Heathrow: strategy to reduce take-off emissions is reaching its limits

Engineers report that a strategy to reduce aircraft emissions during takeoff at London's Heathrow Airport is reaching its limits.

The researchers from Imperial College London suggest the strategy to reduce emissions from planes taking off, using a setting called ‘reduced thrust,’ has increased fuel efficiency and reduced the levels of the pollutants nitrogen oxide (NOx) and black carbon (BC).

The strategy at London Heathrow Airport is reaching its limits in terms of what further reductions could be reached using this technology, so further decreases in emissions will have to be achieved by improvements to engine technologies and other sources.

Airlines implement reduced thrust settings during take-off as it reduces fuel consumption and engine maintenance costs. The procedure that pilots use to choose the thrust setting is ultimately determined by the onboard flight computer, which is installed by the manufacturers. However, airline policies and pilot training may influence the degree to which reduce thrust settings are implemented.

Dr Marc Stettler, the co-author of the study from the Department of Civil and Environmental Engineering at Imperial, said: “This is the first time we’ve been able to look at aircraft data during take-offs on a second-by-second basis. Our study has shown that pilots routinely use an engine thrust for take-off that leads to lower fuel consumption and emissions, without compromising safety standards. That’s positive news, but our work suggests that Heathrow will now need to look elsewhere to cut emission levels further.

Airport strategy: road emission reductions needed

Dr Stettler added: "While the introduction of new cleaner aircraft will continue to reduce emissions, reducing road transport emissions around the airport by changing the behaviour of those travelling to the airport could be a faster and more effective solution. Now that the Government has backed the expansion of Heathrow there is a need for a close examination of how we can tackle the projected overall increase in emissions around the airport in the future.”

The team analysed data from 3,336 reduced thrust takeoffs at Heathrow Airport as part of the study.

“Our study indicates that significant improvements in air quality, specifically NOx can only be achieved with a strategy that fully addresses road traffic emissions around the airport, which is the major emissions source. According to Heathrow’s own figures, approximately 60 percent of passengers currently travel to Heathrow by private transport. New infrastructure projects like HS2 could help alleviate some of the pressure by making it easier for people to get to Heathrow on public transport.”

The strategy: analysing reduced thrust takeoffs

In the study, which is published in the journal Transportation Research Part D: Transport and Environment, the team analysed the use of reduced thrust at Heathrow.
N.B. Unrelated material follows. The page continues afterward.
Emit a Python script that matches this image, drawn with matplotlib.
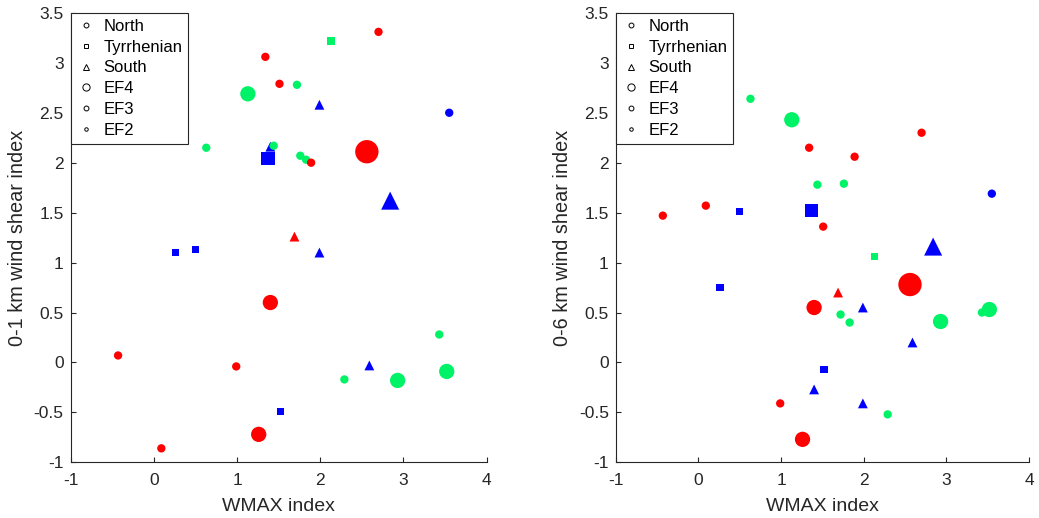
import matplotlib
matplotlib.use('Agg')
import matplotlib.pyplot as plt
from matplotlib.lines import Line2D

plt.rcParams['font.family'] = ['Liberation Sans', 'DejaVu Sans']
plt.rcParams['axes.unicode_minus'] = False

# one entry per tornado case
region = ['North', 'Tyrrhenian', 'North', 'North', 'North', 'North', 'South', 'North',
          'North', 'South', 'North', 'Tyrrhenian', 'North', 'North', 'North', 'North',
          'South', 'South', 'Tyrrhenian', 'Tyrrhenian', 'South', 'North', 'North', 'North',
          'North', 'South', 'North', 'North', 'North', 'Tyrrhenian', 'North', 'North']
rating = ['EF2', 'EF2', 'EF2', 'EF2', 'EF2', 'EF3', 'EF2', 'EF2',
          'EF2', 'EF2', 'EF2', 'EF3', 'EF2', 'EF2', 'EF2', 'EF4',
          'EF3', 'EF2', 'EF2', 'EF2', 'EF2', 'EF3', 'EF2', 'EF2',
          'EF2', 'EF2', 'EF2', 'EF3', 'EF3', 'EF2', 'EF3', 'EF2']
group = ['r', 'g', 'r', 'r', 'g', 'g', 'b', 'b',
         'g', 'b', 'g', 'b', 'g', 'g', 'r', 'r',
         'b', 'r', 'b', 'b', 'b', 'r', 'r', 'r',
         'g', 'b', 'g', 'g', 'g', 'b', 'r', 'r']
wmax = [2.70, 2.13, 1.34, 1.51, 1.72, 1.13, 1.99, 3.55,
        0.63, 1.40, 1.44, 1.37, 1.76, 1.83, 1.89, 2.56,
        2.84, 1.69, 0.26, 0.50, 1.99, 1.40, -0.43, 0.99,
        3.43, 2.59, 2.29, 2.93, 3.52, 1.52, 1.26, 0.09]
shear01 = [3.31, 3.22, 3.06, 2.79, 2.78, 2.69, 2.58, 2.50,
           2.15, 2.16, 2.17, 2.04, 2.07, 2.03, 2.00, 2.11,
           1.62, 1.26, 1.10, 1.13, 1.10, 0.60, 0.07, -0.04,
           0.28, -0.03, -0.17, -0.18, -0.09, -0.49, -0.72, -0.86]
shear06 = [2.30, 1.06, 2.15, 1.36, 0.48, 2.43, 0.55, 1.69,
           2.64, -0.27, 1.78, 1.52, 1.79, 0.40, 2.06, 0.78,
           1.16, 0.70, 0.75, 1.51, -0.41, 0.55, 1.47, -0.41,
           0.50, 0.20, -0.52, 0.41, 0.53, -0.07, -0.77, 1.57]

colors = {'r': '#ff0000', 'g': '#00f266', 'b': '#0000ff'}
markers = {'North': 'o', 'Tyrrhenian': 's', 'South': '^'}
msize = {'EF2': 6.0, 'EF3': 11.0, 'EF4': 16.8}
mscale = {'o': 1.0, 's': 0.88, '^': 1.18}

fig = plt.figure(figsize=(10.39, 5.18), dpi=100)
ax1 = fig.add_axes([0.068, 0.1075, 0.4004, 0.8676])
ax2 = fig.add_axes([0.5926, 0.1075, 0.3978, 0.8676])

for ax, yv, ylab in [(ax1, shear01, '0-1 km wind shear index'),
                     (ax2, shear06, '0-6 km wind shear index')]:
    for i in range(len(wmax)):
        m = markers[region[i]]
        s = (msize[rating[i]] * mscale[m]) ** 2
        ax.scatter(wmax[i], yv[i], s=s, marker=m, c=colors[group[i]], edgecolors='none', zorder=3)
    ax.set_xlim(-1, 4)
    ax.set_ylim(-1, 3.5)
    ax.set_xticks([-1, 0, 1, 2, 3, 4])
    ax.set_yticks([-1, -0.5, 0, 0.5, 1, 1.5, 2, 2.5, 3, 3.5])
    ax.set_yticklabels(['-1', '-0.5', '0', '0.5', '1', '1.5', '2', '2.5', '3', '3.5'])
    ax.spines['top'].set_visible(False)
    ax.spines['right'].set_visible(False)
    for sp in ['left', 'bottom']:
        ax.spines[sp].set_color('#262626')
        ax.spines[sp].set_linewidth(0.8)
    ax.tick_params(direction='in', length=3.6, width=0.8, color='#262626',
                   labelcolor='#262626', labelsize=12.5)
    ax.tick_params(axis='x', pad=8)
    ax.tick_params(axis='y', pad=5)
    ax.set_xlabel('WMAX index', fontsize=14, color='#262626', labelpad=7)
    ax.set_ylabel(ylab, fontsize=14.3, color='#262626', labelpad=5)

    handles = [
        Line2D([], [], ls='none', marker='o', ms=3.5, mfc='none', mec='k', mew=0.7),
        Line2D([], [], ls='none', marker='s', ms=3.3, mfc='none', mec='k', mew=0.7),
        Line2D([], [], ls='none', marker='^', ms=4.0, mfc='none', mec='k', mew=0.7),
        Line2D([], [], ls='none', marker='o', ms=5.2, mfc='none', mec='k', mew=0.7),
        Line2D([], [], ls='none', marker='o', ms=3.5, mfc='none', mec='k', mew=0.7),
        Line2D([], [], ls='none', marker='o', ms=2.5, mfc='none', mec='k', mew=0.7),
    ]
    leg = ax.legend(handles, ['North', 'Tyrrhenian', 'South', 'EF4', 'EF3', 'EF2'],
                    loc='upper left', bbox_to_anchor=(0, 1), borderaxespad=0,
                    fontsize=12, handlelength=1.12, handletextpad=0.5,
                    labelspacing=0.35, borderpad=0.35, fancybox=False, framealpha=1)
    leg.get_frame().set_edgecolor('#262626')
    leg.get_frame().set_linewidth(0.8)
    leg.set_zorder(5)

plt.savefig('out.png', dpi=100)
Reduced thrust enables pilots to reduce the propulsive force generated by the engines if the aircraft is not full of people and cargo. The researchers showed that there were significant benefits in terms of reducing fuel consumption and emissions. They were also able to quantify how consistently the reduced thrust setting was applied.
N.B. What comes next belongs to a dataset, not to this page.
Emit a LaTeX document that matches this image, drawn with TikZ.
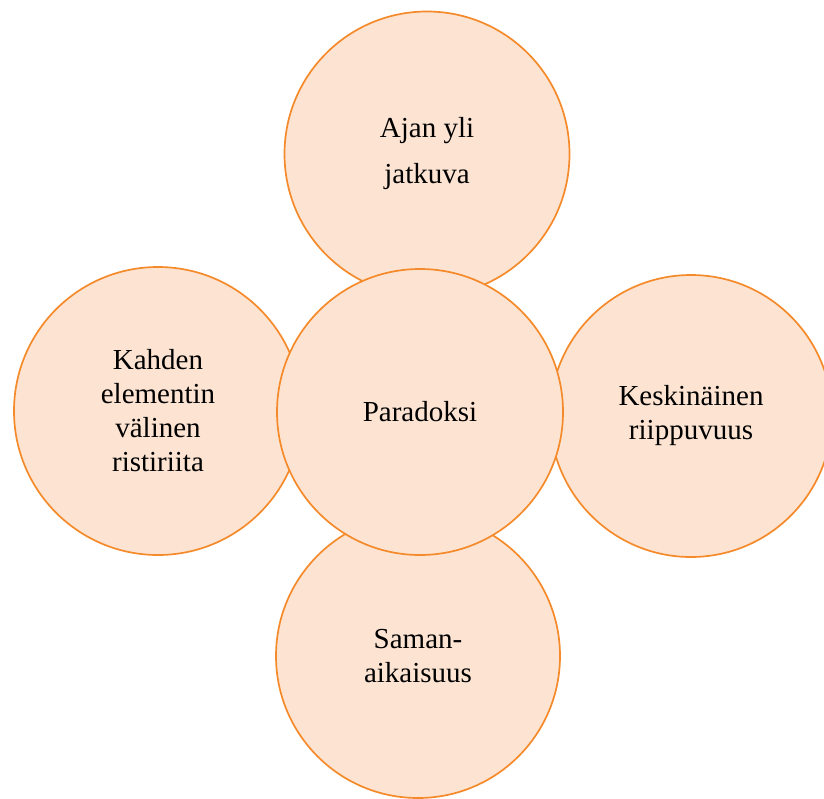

The Imperial team analysed departure data records from 3,336 reduced thrust take-offs at Heathrow Airport. They looked at one commercial aircraft carrier and compared six different types of planes in its fleet, made by the manufacturers Boeing and Airbus. The reduced thrust take-off figures were compared to if the planes employed a 100 per cent thrust take-off procedure. The team found that reducing engine thrust during take-off decreases fuel consumption by 23.2 per cent, NOx by up to 47.7 per cent and BC emissions by up to 71.1 per cent.

Overall, the team say the results clearly show the positive contribution that the reduced thrust strategy offers towards achieving industry environmental targets and air quality compliance.

Next steps

The researchers also calculated that planes taking off at Heathrow could make further savings of 1.9 per cent, 5.8 per cent and 6.5 per cent respectively in fuel consumption, NOx and BC emissions if the thrust setting was optimised for the take-off weight of the aircraft. In terms of overall ground-level aircraft emissions at the airport, this would equate to reductions of 0.4 per cent for fuel consumption, 3.5 per cent for NOx, and 3.3 per cent for BC emissions. The team say these relatively small reductions imply that the strategy is near optimal at Heathrow when operational and safety constraints are taken into consideration.

The next steps will see the team evaluate other operational strategies to reduce aircraft emissions at Heathrow and the team are collaborating with Cambridge University to quantify aircraft contributions to air pollution measurements from a sensor network deployed at Heathrow.

This project was supported by the Natural Environmental Research Council and the Lloyds Register Foundation.